In a groundbreaking development that may transform the future of renewable energy, researchers in Sweden have advanced a molecular solar storage technology capable of capturing and storing solar power for up to 18 years. The innovation, reported in an article titled “New molecule captures solar energy and stores it for up to 18 years for on-demand use” published by Tech Xplore, represents a significant step toward achieving long-duration, emission-free energy storage.
The project is spearheaded by a team at Chalmers University of Technology in Gothenburg, where scientists have been refining a molecular solar thermal energy storage system known as MOST (Molecular Solar Thermal energy storage system). This technology relies on a specially designed molecule composed of carbon, hydrogen, and nitrogen. When exposed to sunlight, the molecule shifts into a high-energy isomer — a new molecular form that can hold the solar energy in stable chemical bonds for nearly two decades.

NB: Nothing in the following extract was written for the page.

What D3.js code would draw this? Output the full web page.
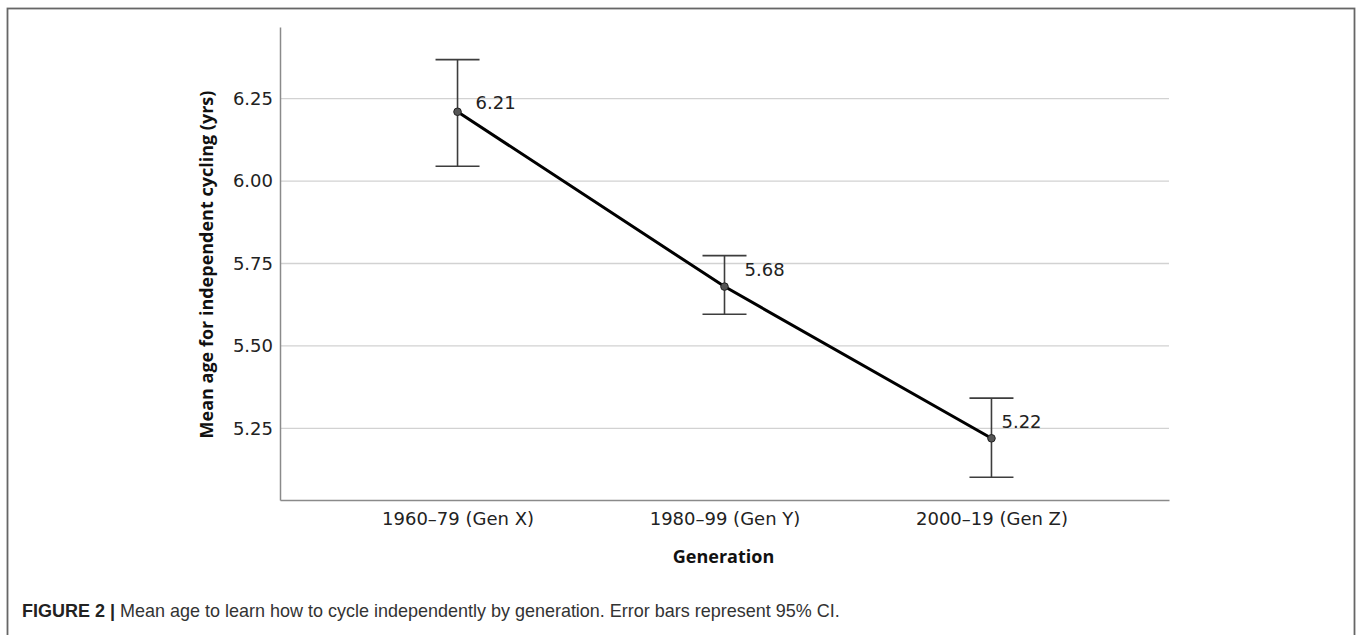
<!DOCTYPE html>
<html>
<head>
<meta charset="utf-8">
<script src="https://cdn.jsdelivr.net/npm/d3@7"></script>
<style>
  body { margin: 0; background: #fff; }
  .tick-label { font-family: "DejaVu Sans", sans-serif; font-size: 18px; fill: #222; }
  .axis-title { font-family: "Open Sans", sans-serif; font-size: 18px; font-weight: bold; fill: #111; }
  .caption { font-family: "Liberation Sans", Arial, sans-serif; font-size: 17px; fill: #333; }
</style>
</head>
<body>
<div id="chart"></div>
<script>
// data
const generations = ["1960–79 (Gen X)", "1980–99 (Gen Y)", "2000–19 (Gen Z)"];
const means = [6.21, 5.68, 5.22];
const ciLower = [6.045, 5.596, 5.102];
const ciUpper = [6.368, 5.774, 5.342];
const yTicks = [5.25, 5.5, 5.75, 6.0, 6.25];
const yDomain = [5.033, 6.467];

const width = 1357, height = 635;
const margin = { top: 27, right: 188, bottom: 135, left: 280 };
const innerW = width - margin.left - margin.right;
const innerH = height - margin.top - margin.bottom;

const svg = d3.select("#chart").append("svg")
  .attr("width", width)
  .attr("height", height);

// figure frame (bottom edge runs off the page)
svg.append("rect")
  .attr("x", 7.5).attr("y", 8.5)
  .attr("width", 1347).attr("height", 700)
  .attr("fill", "none")
  .attr("stroke", "#666")
  .attr("stroke-width", 1.8);

const chart = svg.append("g")
  .attr("transform", `translate(${margin.left},${margin.top})`);

const x = d3.scalePoint().domain(generations).range([0, innerW]).padding(0.665);
const y = d3.scaleLinear().domain(yDomain).range([innerH, 0]);

// gridlines
chart.append("g")
  .selectAll("line")
  .data(yTicks)
  .join("line")
  .attr("x1", 0).attr("x2", innerW)
  .attr("y1", d => y(d)).attr("y2", d => y(d))
  .attr("stroke", "#d2d2d2")
  .attr("stroke-width", 1.3);

// y axis
const yAxis = d3.axisLeft(y).tickValues(yTicks).tickFormat(d3.format(".2f")).tickSize(0).tickPadding(7);
const yG = chart.append("g").call(yAxis);
yG.select(".domain").attr("stroke", "#8a8a8a").attr("stroke-width", 1.5);
yG.selectAll("text").attr("class", "tick-label").attr("font-size", null).attr("font-family", null);

// x axis
const xAxis = d3.axisBottom(x).tickSize(0).tickPadding(12);
const xG = chart.append("g").attr("transform", `translate(0,${innerH})`).call(xAxis);
xG.select(".domain").attr("stroke", "#8a8a8a").attr("stroke-width", 1.5);
xG.selectAll("text").attr("class", "tick-label").attr("font-size", null).attr("font-family", null);

// axis titles
chart.append("text")
  .attr("class", "axis-title")
  .attr("transform", `translate(${-72},${innerH / 2 + 1}) rotate(-90)`)
  .attr("text-anchor", "middle")
  .attr("dominant-baseline", "middle")
  .text("Mean age for independent cycling (yrs)");

chart.append("text")
  .attr("class", "axis-title")
  .attr("x", innerW / 2 - 1)
  .attr("y", innerH + 63)
  .attr("text-anchor", "middle")
  .text("Generation");

const pts = generations.map((g, i) => ({ g, m: means[i], lo: ciLower[i], hi: ciUpper[i] }));

// error bars
const capW = 22;
const eb = chart.append("g").selectAll("g").data(pts).join("g")
  .attr("stroke", "#3d3d3d").attr("stroke-width", 1.6);
eb.append("line")
  .attr("x1", d => x(d.g)).attr("x2", d => x(d.g))
  .attr("y1", d => y(d.lo)).attr("y2", d => y(d.hi));
eb.append("line")
  .attr("x1", d => x(d.g) - capW).attr("x2", d => x(d.g) + capW)
  .attr("y1", d => y(d.hi)).attr("y2", d => y(d.hi));
eb.append("line")
  .attr("x1", d => x(d.g) - capW).attr("x2", d => x(d.g) + capW)
  .attr("y1", d => y(d.lo)).attr("y2", d => y(d.lo));

// mean line
chart.append("path")
  .datum(pts)
  .attr("fill", "none")
  .attr("stroke", "#000")
  .attr("stroke-width", 3)
  .attr("d", d3.line().x(d => x(d.g)).y(d => y(d.m)));

chart.append("g").selectAll("circle").data(pts).join("circle")
  .attr("cx", d => x(d.g)).attr("cy", d => y(d.m))
  .attr("r", 3.8)
  .attr("fill", "#555")
  .attr("stroke", "#222")
  .attr("stroke-width", 1);

// value labels, nudged like the SPSS output
const nudge = [[18, -8], [20, -16], [10, -15]];
chart.append("g").selectAll("text").data(pts).join("text")
  .attr("class", "tick-label")
  .attr("x", (d, i) => x(d.g) + nudge[i][0])
  .attr("y", (d, i) => y(d.m) + nudge[i][1])
  .attr("dominant-baseline", "middle")
  .text(d => d3.format(".2f")(d.m));

// caption
const cap = svg.append("text")
  .attr("class", "caption")
  .attr("x", 22)
  .attr("y", 617);
cap.append("tspan").attr("font-weight", "bold").attr("fill", "#222").text("FIGURE 2 | ");
cap.append("tspan").text("Mean age to learn how to cycle independently by generation. Error bars represent 95% CI.");

// the original caption runs to about x = 840; scale the font to match
const capLen = cap.node().getComputedTextLength();
cap.style("font-size", (17 * 818 / capLen).toFixed(2) + "px");
</script>
</body>
</html>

The energy stored in the molecule can then be released as heat whenever needed, thanks to a patented catalyst developed by the research group. This could allow the stored energy to be used during nighttime hours, in colder seasons, or even transported and deployed in regions with less sunlight. The system’s ability to store solar energy effectively over many years — with zero emissions during both storage and release — could address one of the most pressing challenges in renewable energy: intermittency.
One of the most compelling aspects of this breakthrough is the potential for integrating the molecular system into microchip-sized devices. This offers the prospect of developing compact energy units capable of powering electronics without connecting to the grid. Researchers are also evaluating how the system could be scaled for residential and industrial use, particularly in areas heavily reliant on fossil fuels or with limited infrastructure for large-scale renewable installations.
The latest iteration of the MOST system demonstrates energy density and storage duration far exceeding previous attempts in molecular solar technology. While still in the research phase, the efficiency gains and stability of the system suggest a promising pathway toward commercialization. However, scientists acknowledge that the path from laboratory achievement to real-world application will require further refinement, especially in boosting the system’s overall power output and reducing production costs.
As nations scramble to implement zero-emissions systems to stave off climate impacts and meet aggressive energy targets, long-duration storage technologies like MOST could become essential. Unlike batteries that degrade over time or thermal solutions that dissipate heat, molecular systems capable of delaying energy release for years without loss may redefine grid and off-grid energy models.
The Tech Xplore article underscores a growing consensus within the energy science community that hybrid solutions will be necessary to meet global demand. In this context, the advancement of a solar-storing molecule with near two-decade stability offers an intriguing and potentially transformative tool for the energy transition.